In an airport in Amsterdam a few years back, officials wrestled with this very problem. Without spending enormous amounts of money on research and the design of a new toilet, they wanted to know what they could do keep that annoying (and disgusting) mess off the floors. An economist that worked for the airport had a brilliant solution: etch a little housefly into the bowls and give the guys something to aim at. And you know what the result was? An 80% reduction in spillage! (I’d hate to be the guy who had to research the before-and-after statistics on that).

I LOVE this idea. Public restrooms for men are awful. This is a brilliant, simple solution. Just the kind that I like.

Watch Apps

Marco Arment:

Every time the interface loads or changes, the Watch and iPhone communicate round-trip over Bluetooth. Whether due to wireless flakiness, 1.0 OS bugs, or (most likely) both, WatchKit is frustratingly unreliable. Apps or glances will sometimes just spin forever instead of loading, and even when everything’s working perfectly, apps still take so long to load and navigate that the watch’s screen often turns off before you’ve accomplished anything.

This is by far the biggest annoyance with apps on the watch. More often then not, the screen turns off before the app finishes loading.

This article is about the podcast client I use every day. It is an amazing app, and is now much more worthwhile on the watch, too.

Students Fixing their Mistakes

Brad Gustafson:

An elementary student was empowered to help engineer a new joystick using our school’s 3D printer.  She worked with Mr. Hinnenkamp to create a tiny joystick sleeve that fit over the broken drone remote controls using a design program called Tinkercad.  Everything works as good as new now, and our students had the opportunity to experience authentic innovation and learner empowerment.

This is precisely why we feel it is critical to put students in the center of their learning (even if it means things get messy or broken every once in a while).  Kids have the capacity to innovate, engineer, think critically, and solve a myriad of real problems; they don’t require worksheets to do so!  All students deserve the opportunity to work with cutting-edge technology in a safe and supportive learning environment.  If the first time students have the opportunity to innovate and invent using real-world tools is high school or college, then we will have failed them.

When kids are at the center, they can be empowered to fix their mistakes and learn from them.


William Parker:

I guess the answers to those questions may depend on the teachers you ask. I would imagine many of them would speak to the intangibles that make teaching worth it. Like parenting, you don’t always show up because it’s required or even because you always like it; you do it because you believe it’s a calling.

Let’s shoot straight: it’s not easy to clean up spills on your classroom floor or break up a fight between angry boys and then turn right around and keep smiling while you teach essay writing, solve equations, or finish grading papers!
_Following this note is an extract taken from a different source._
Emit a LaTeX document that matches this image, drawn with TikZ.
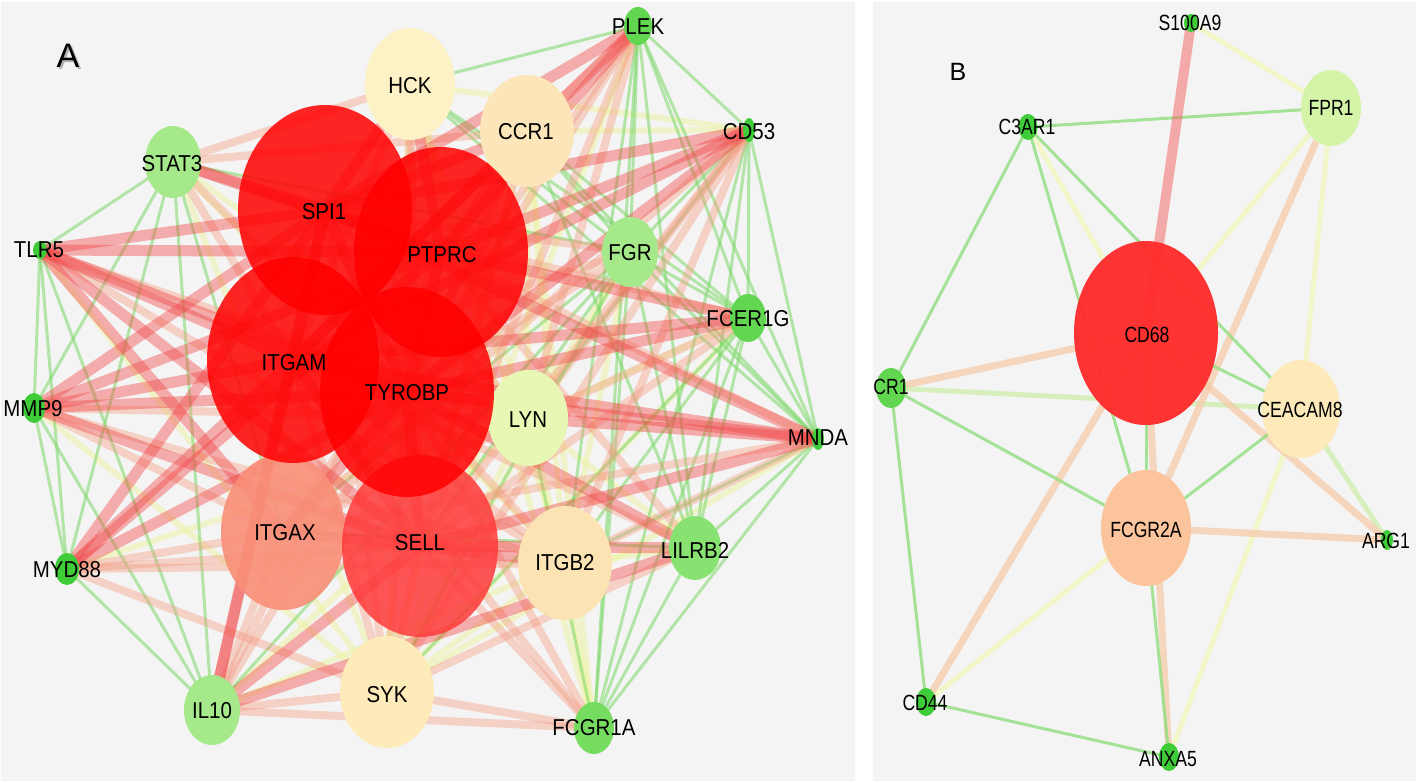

As always, thoughtful post from William Parker. Thank a teacher today.

Getting Feedback

Jennifer Gonzalez:

It’s possible that you think you’ve been asking for feedback, but you have been doing it in a way that isn’t producing results. Maybe you occasionally mention something general to your staff like, “Hey, if anyone ever has suggestions or feedback for me, just let me know.” Or in your start-of-the-year speech to the faculty, you mention that you have an open-door policy — teachers should feel free to talk to you any time they’re having a problem.

Asking for feedback is hard, but very vital. When people have concerns, it is so important that they are able to talk about it. I've asked teachers to give me feedback in the format that we use for my actual evaluation and teacher's evaluation. There is some power in anonymity, but that also leaves room for potshots. A very healthy system is needed for that anonymous system to work. There need to be high levels of trust going both ways.

I agree with Jennifer, in that you really need to go out of your way to get feedback, regardless of what you say at any given point. You really need to go out and give people a chance and method for giving feedback.